Такое балансирование на грани диссидентства делало саму эту грань довольно зыбкой. Начав думать «инако», «либералы» начинали «инако» действовать, «подставлять подножки» своим «благодетелям». Система начинала отторгать «заигравшихся», и они искали опоры в «мировой цивилизации», позволяя себе все большую откровенность во время зарубежных поездок. Часто это заканчивалось лишением советского гражданства. С Ю. Любимовым это случилось в 1984 г., хотя острые публичные конфликты с властями происходили и раньше. В 1977–1978 гг. Любимов подвергся серии нападок в официальной печати. В 1981 г. разразился скандал из–за отказа властей санкционировать спектакль, посвященный памяти Высоцкого. Любимову удалось добиться «разовых» выходов спектакля. Если бы процесс радикализации его позиции происходил медленнее, то уже через год–другой он вместе с другими «шестидесятниками» оказался бы «прорабом Перестройки».
Глава V
Валы и волны (1964–1969)
После падения Хрущева власти некоторое время пытались держаться на равноудаленности от литературных группировок, которые вели свою позиционную войну. Команда Брежнева противопоставляла идеологическому пафосу Хрущева взвешенность и прагматизм политики. От писателей требовалось соблюдение рамок, установленных еще во время встреч Хрущева с интеллигенцией в 1963 г. При этом брежневское партийное руководство стремилось обходить острые идеологические углы, которые разделяли партию – прежде всего тему Сталина. Это была плохая новость для сторонников «мрачной мемуаристики».

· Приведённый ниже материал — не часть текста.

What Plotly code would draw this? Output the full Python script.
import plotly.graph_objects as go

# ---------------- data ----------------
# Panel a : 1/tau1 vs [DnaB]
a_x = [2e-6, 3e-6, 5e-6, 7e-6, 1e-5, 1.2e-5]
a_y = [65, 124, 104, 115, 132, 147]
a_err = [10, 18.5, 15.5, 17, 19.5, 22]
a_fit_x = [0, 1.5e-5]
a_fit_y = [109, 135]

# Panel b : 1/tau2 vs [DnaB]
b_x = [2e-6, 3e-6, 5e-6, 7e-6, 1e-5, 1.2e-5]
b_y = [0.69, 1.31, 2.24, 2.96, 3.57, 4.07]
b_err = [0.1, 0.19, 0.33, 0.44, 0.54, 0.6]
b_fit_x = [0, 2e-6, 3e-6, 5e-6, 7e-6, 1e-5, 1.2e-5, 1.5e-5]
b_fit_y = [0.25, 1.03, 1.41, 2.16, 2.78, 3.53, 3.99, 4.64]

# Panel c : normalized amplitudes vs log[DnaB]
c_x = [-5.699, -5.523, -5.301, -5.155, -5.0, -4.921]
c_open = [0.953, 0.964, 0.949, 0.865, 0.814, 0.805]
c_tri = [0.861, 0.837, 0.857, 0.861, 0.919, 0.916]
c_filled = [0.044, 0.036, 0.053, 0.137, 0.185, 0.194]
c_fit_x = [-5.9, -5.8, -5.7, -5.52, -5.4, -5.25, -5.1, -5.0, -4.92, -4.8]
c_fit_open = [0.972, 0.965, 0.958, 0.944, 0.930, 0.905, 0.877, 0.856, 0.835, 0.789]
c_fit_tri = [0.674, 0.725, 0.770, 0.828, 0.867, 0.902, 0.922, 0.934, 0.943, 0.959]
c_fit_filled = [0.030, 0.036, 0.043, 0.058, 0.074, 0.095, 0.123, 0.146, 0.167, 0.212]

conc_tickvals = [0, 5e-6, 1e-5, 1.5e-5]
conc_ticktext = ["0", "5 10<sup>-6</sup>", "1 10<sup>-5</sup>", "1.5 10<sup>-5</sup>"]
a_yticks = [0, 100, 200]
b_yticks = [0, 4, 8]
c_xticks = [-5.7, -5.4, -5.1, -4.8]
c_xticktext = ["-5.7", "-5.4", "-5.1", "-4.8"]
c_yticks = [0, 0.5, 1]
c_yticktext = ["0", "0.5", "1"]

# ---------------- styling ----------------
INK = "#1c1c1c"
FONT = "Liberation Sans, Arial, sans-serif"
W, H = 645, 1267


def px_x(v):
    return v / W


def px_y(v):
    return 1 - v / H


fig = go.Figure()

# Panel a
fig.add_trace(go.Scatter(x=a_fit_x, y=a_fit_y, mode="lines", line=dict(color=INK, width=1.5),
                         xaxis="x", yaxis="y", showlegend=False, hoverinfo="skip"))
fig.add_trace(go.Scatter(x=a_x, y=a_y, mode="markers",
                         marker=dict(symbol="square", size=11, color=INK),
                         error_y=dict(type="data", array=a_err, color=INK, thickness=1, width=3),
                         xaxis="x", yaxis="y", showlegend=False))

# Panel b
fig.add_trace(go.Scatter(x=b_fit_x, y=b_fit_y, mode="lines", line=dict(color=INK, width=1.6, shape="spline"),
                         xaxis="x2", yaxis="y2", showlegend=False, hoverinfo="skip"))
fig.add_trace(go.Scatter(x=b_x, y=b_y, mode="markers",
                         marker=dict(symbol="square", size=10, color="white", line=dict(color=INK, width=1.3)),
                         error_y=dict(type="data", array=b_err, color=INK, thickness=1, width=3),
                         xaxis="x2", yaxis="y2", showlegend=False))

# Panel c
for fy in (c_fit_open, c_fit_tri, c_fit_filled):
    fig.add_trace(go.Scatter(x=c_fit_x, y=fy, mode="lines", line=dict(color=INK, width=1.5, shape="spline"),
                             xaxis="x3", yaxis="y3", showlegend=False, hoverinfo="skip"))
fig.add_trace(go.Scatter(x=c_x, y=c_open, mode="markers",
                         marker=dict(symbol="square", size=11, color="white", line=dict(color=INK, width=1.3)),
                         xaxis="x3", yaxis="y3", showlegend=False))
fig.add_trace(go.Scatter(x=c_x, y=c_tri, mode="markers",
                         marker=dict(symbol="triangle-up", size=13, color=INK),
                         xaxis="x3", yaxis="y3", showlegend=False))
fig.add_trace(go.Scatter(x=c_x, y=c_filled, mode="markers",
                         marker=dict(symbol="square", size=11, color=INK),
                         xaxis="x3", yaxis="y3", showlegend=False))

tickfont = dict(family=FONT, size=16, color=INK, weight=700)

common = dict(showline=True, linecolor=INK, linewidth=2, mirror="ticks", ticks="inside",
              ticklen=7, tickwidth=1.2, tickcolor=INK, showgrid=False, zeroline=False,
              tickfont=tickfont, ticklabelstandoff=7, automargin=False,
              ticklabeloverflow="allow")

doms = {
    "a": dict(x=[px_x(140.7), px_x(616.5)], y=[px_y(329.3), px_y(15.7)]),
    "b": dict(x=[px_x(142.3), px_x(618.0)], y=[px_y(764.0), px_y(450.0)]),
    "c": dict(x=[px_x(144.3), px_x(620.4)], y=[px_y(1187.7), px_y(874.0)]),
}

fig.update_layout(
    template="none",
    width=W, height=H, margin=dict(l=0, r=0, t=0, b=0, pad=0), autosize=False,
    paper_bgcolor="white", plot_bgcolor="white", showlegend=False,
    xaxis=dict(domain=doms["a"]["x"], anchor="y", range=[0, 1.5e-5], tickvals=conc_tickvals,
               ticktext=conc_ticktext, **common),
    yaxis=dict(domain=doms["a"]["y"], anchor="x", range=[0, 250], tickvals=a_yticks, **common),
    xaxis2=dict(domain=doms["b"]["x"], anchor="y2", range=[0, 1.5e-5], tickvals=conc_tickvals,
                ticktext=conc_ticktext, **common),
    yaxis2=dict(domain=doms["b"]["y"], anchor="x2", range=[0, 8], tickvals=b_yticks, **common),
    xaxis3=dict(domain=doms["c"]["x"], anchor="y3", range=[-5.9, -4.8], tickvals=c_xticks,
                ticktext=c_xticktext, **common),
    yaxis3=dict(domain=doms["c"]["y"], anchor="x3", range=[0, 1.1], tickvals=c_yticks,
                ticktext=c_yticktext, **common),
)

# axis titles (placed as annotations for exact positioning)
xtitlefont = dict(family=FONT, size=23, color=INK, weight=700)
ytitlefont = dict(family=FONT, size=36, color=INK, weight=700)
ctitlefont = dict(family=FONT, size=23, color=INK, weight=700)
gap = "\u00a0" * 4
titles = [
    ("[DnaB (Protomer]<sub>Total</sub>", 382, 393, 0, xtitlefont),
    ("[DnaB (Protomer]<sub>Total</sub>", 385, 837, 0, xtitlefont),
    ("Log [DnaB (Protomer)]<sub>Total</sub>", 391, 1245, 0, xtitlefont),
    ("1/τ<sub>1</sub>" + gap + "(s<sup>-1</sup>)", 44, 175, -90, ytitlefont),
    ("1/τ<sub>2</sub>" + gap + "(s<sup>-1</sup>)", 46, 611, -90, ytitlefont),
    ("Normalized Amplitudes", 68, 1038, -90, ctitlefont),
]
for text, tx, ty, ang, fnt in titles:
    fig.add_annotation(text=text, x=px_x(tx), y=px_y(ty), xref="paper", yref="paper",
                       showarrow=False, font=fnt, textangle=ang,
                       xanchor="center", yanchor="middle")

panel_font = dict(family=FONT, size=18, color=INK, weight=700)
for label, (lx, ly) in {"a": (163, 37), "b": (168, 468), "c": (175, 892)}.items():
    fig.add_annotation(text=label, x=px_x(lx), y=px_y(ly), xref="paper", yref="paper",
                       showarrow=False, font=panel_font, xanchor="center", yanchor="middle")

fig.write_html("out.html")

Л. Ильичева заменили на более умеренного П. Демичева. Лозунгом дня стало единство, Евтушенко вернули в правление Московской организации СП, а в правление Ленинградской организации избрали Ахматову, что стало символическим преодолением наследия ждановских кампаний 40–х гг.
«Оттепель» закончилась, интеллигенция ждала реакции. Но в ходе сражений 1953–1965 гг. было достигнуто настолько существенное расширение сферы свободы, что вернуться назад было невозможно без массового террора, который никак не входил в планы номенклатуры.
Новое руководство не желало никакой конфронтации, но терпеть дальнейшее расширение позиций и без того окрепших идейных группировок оно не могло. Власть пыталась окружить их защитными валами, в которых интеллигенция завязнет, и лишь редкие отряды самых настырных, взобравшись на вал, будут перебиты или отброшены. И тогда в обществе воцарится долгожданная стабильность и уверенность в завтрашнем дне.
Но волны атакующих продолжали накатываться на валы еще долго.
В конце 1964 – начале 1965 гг. политика нового руководства в отношении интеллигенции еще не определилась, и редакция «Нового мира» считала момент подходящим, «чтобы дать встречный бой или, по меньшей мере, закрепить позицию, пока противники журнала – догматики и сталинисты – примолкли, боясь попасть впросак перед новыми хозяевами Кремля»[375].